I build a shallow basin at the drip line and water slowly until the ground stops drinking like a rush. Mulch goes down to the edge of that basin, a breath away from bark. Short. Calm. Then the longer pause: I step back and read the posture until it looks like the tree belongs to this place and this place belongs to the tree.

Care for the First Seasons

Deep water less often, not shallow water every day. In heat, I check soil with my fingers rather than the calendar. A young tree needs a steady rhythm—moist, then a chance to breathe. I shape lightly to open the center to light and remove competing shoots that crowd the frame; strength is a wide stance, not a tall sprint.

In winter's first years, I watch for frost pockets and give a breathable cover on the coldest nights.

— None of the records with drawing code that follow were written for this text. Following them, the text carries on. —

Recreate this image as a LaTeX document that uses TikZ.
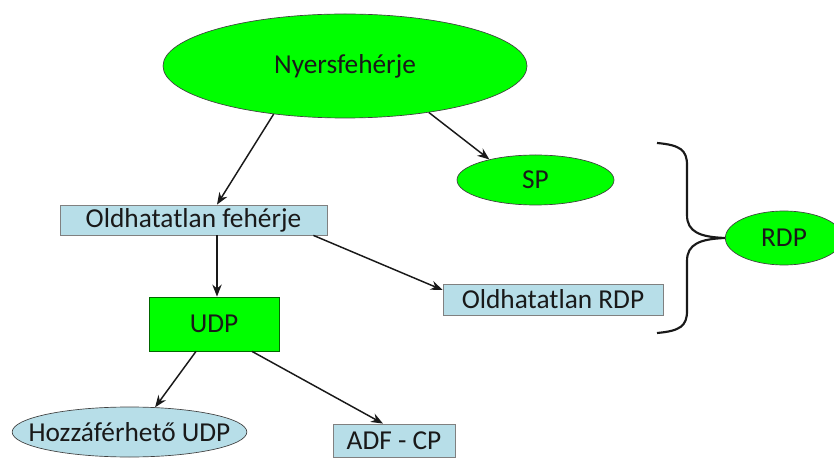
\documentclass[tikz,border=0pt]{standalone}
\usepackage{fontspec}
\setmainfont{Carlito}
\usetikzlibrary{shapes.geometric,arrows.meta,calc}
\definecolor{gr}{HTML}{00FF00}
\definecolor{lb}{HTML}{B7DEE8}
\definecolor{edge}{HTML}{404040}
\newcommand{\zb}[1]{\makebox[0pt]{#1}}
\begin{document}
\begin{tikzpicture}[x=0.75pt,y=-0.75pt,
  every node/.style={font=\fontsize{20.5pt}{24pt}\selectfont, text=black!90, inner sep=0pt},
  gell/.style={ellipse, fill=gr, draw=edge, line width=0.5pt},
  bell/.style={ellipse, fill=lb, draw=edge, line width=0.5pt},
  brect/.style={rectangle, fill=lb, draw=gray, line width=0.6pt},
  grect/.style={rectangle, fill=gr, draw=green!40!black, line width=0.6pt},
  arr/.style={-{Stealth[length=9pt,width=7pt]}, line width=1.1pt, draw=black!90}]
\useasboundingbox (0,0) rectangle (834,459);
\node[gell, minimum width=273pt, minimum height=78pt] (ny) at (345,66) {\zb{Nyersfehérje}};
\node[gell, minimum width=117.75pt, minimum height=37.5pt] (sp) at (535.5,180) {\zb{SP}};
\node[brect, minimum width=200.25pt, minimum height=22.5pt] (of) at (193.5,220) {Oldhatatlan fehérje};
\node[brect, minimum width=165pt, minimum height=23.25pt] (ordp) at (553,299.5) {Oldhatatlan RDP};
\node[grect, minimum width=97.5pt, minimum height=40.5pt] (udp) at (214,324) {UDP};
\node[bell, minimum width=176pt, minimum height=37.5pt] (hz) at (129.5,432) {\zb{Hozzáférhető UDP}};
\node[brect, minimum width=91.5pt, minimum height=24.75pt] (adf) at (394,440.5) {ADF - CP};
\node[gell, minimum width=88pt, minimum height=40.5pt] (rdp) at (784,238) {\zb{RDP}};
\coordinate (of1) at ($(of.south)+(23.5,0)$);
\draw[arr] (ny.214) -- ($(of.north)+(23.5,0)$);
\draw[arr] (ny.-29) -- (sp.156);
\draw[arr] (of1) -- (of1 |- udp.north);
\draw[arr] ($(of.south east)+(-14,0)$) -- ($(ordp.west)+(0,-9.5)$);
\draw[arr] ($(udp.south)+(-18,0)$) -- (hz.44);
\draw[arr] ($(udp.south)+(38,0)$) -- ($(adf.north)+(-11,0)$);
\draw[line width=1.6pt, black!90]
  (657,143) .. controls (680,145) and (687,150) .. (687,165)
  -- (687,215) .. controls (687,232) and (700,237) .. (rdp.west)
  (rdp.west) .. controls (700,239) and (687,244) .. (687,261)
  -- (687,311) .. controls (687,326) and (680,331) .. (657,333);
\end{tikzpicture}
\end{document}
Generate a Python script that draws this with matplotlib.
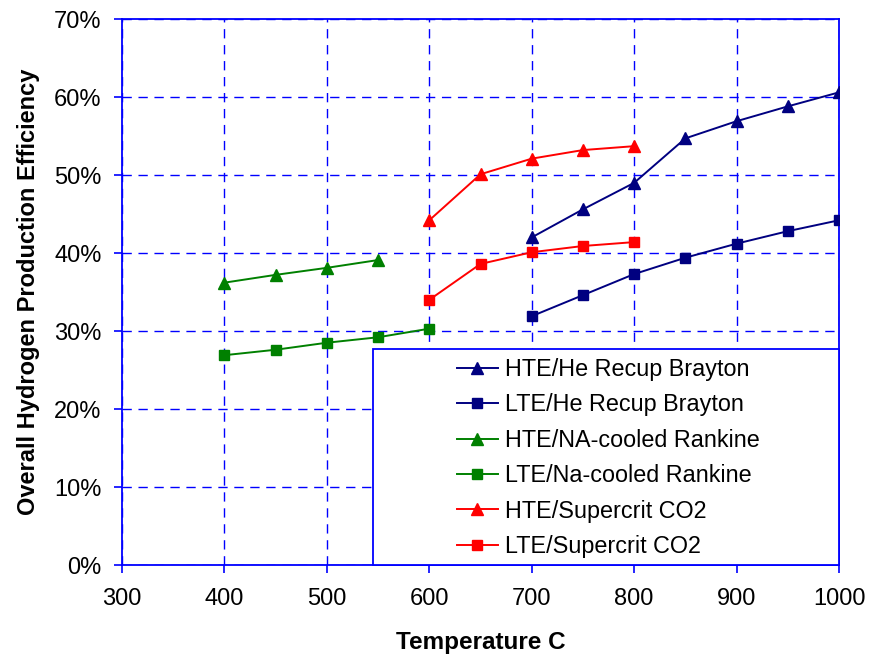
import matplotlib
matplotlib.use("Agg")
import matplotlib.pyplot as plt
from matplotlib.patches import Rectangle
from matplotlib.ticker import FuncFormatter

plt.rcParams["font.family"] = ["Liberation Sans", "DejaVu Sans"]

# Data (efficiency in %)
temp_he = [700, 750, 800, 850, 900, 950, 1000]
hte_he = [42.0, 45.6, 49.0, 54.7, 56.9, 58.8, 60.6]
lte_he = [31.9, 34.6, 37.3, 39.4, 41.2, 42.8, 44.2]

temp_na_hte = [400, 450, 500, 550]
hte_na = [36.2, 37.2, 38.1, 39.1]
temp_na_lte = [400, 450, 500, 550, 600]
lte_na = [26.9, 27.6, 28.5, 29.2, 30.3]

temp_co2 = [600, 650, 700, 750, 800]
hte_co2 = [44.2, 50.1, 52.1, 53.2, 53.7]
lte_co2 = [34.0, 38.6, 40.1, 40.9, 41.4]

labels = ["HTE/He Recup Brayton", "LTE/He Recup Brayton",
          "HTE/NA-cooled Rankine", "LTE/Na-cooled Rankine",
          "HTE/Supercrit CO2", "LTE/Supercrit CO2"]

navy = "#000080"
green = "#008000"
red = "#FF0000"
blue = "#0000FF"

fig = plt.figure(figsize=(8.69, 6.56), dpi=100)
ax = fig.add_axes([0.1404, 0.1387, 0.8251, 0.8323])

series = [
    (temp_he, hte_he, navy, "^"),
    (temp_he, lte_he, navy, "s"),
    (temp_na_hte, hte_na, green, "^"),
    (temp_na_lte, lte_na, green, "s"),
    (temp_co2, hte_co2, red, "^"),
    (temp_co2, lte_co2, red, "s"),
]
for (x, y, c, m), lab in zip(series, labels):
    ms = 8 if m == "^" else 6.5
    ax.plot(x, y, color=c, marker=m, markersize=ms, linewidth=1.4, label=lab, zorder=3)

ax.set_xlim(300, 1000)
ax.set_ylim(0, 70)
ax.set_xticks(range(300, 1001, 100))
ax.set_yticks(range(0, 71, 10))
ax.yaxis.set_major_formatter(FuncFormatter(lambda v, p: "{:d}%".format(int(v))))
ax.tick_params(labelsize=17, color=blue, length=5.8, width=1.2, direction="out")
ax.tick_params(axis="x", pad=11)
ax.tick_params(axis="y", pad=9)

ax.grid(True, color=blue, linestyle=(0, (6.7, 4.8)), linewidth=1.0)
for s in ax.spines.values():
    s.set_color(blue)
    s.set_linewidth(1.3)

ax.set_xlabel("Temperature C", fontsize=17.5, fontweight="bold", labelpad=15)
ax.set_ylabel("Overall Hydrogen Production Efficiency", fontsize=17, fontweight="bold", labelpad=10)

# legend box (white, blue border) sitting in the lower right corner
box = Rectangle((0.350, 0.0), 0.650, 0.3956, transform=ax.transAxes,
                facecolor="white", edgecolor=blue, linewidth=1.3, zorder=4, clip_on=False)
ax.add_patch(box)

leg = ax.legend(loc="upper left", bbox_to_anchor=(0.467, 0.379), borderaxespad=0,
                borderpad=0, fontsize=16.8, frameon=False, handlelength=1.76,
                handletextpad=0.3, labelspacing=0.53)
leg.set_zorder(5)

fig.savefig("out.png", dpi=100)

In summer, I protect tender bark from scorch with shade from its own leaves by keeping the canopy balanced. The work is not heroic; it is regular and attentive, the way one cares for anything that matters.

A Quiet Covenant with Time

Planting shifts how I move through the day. I pause at the north gate and notice wind direction. I catch the warm scent of soil after a short rain and know the basin did its job. The tree becomes a way of marking time that does not rush, a calendar that speaks in bloom and shade instead of alarms.

Years from now, fruit will thud softly in the grass and sweeten my hands. The tree will remember every careful inch I gave it and pay in shade, in color, in quieting the yard into a room where I can breathe. When the light returns, follow it a little.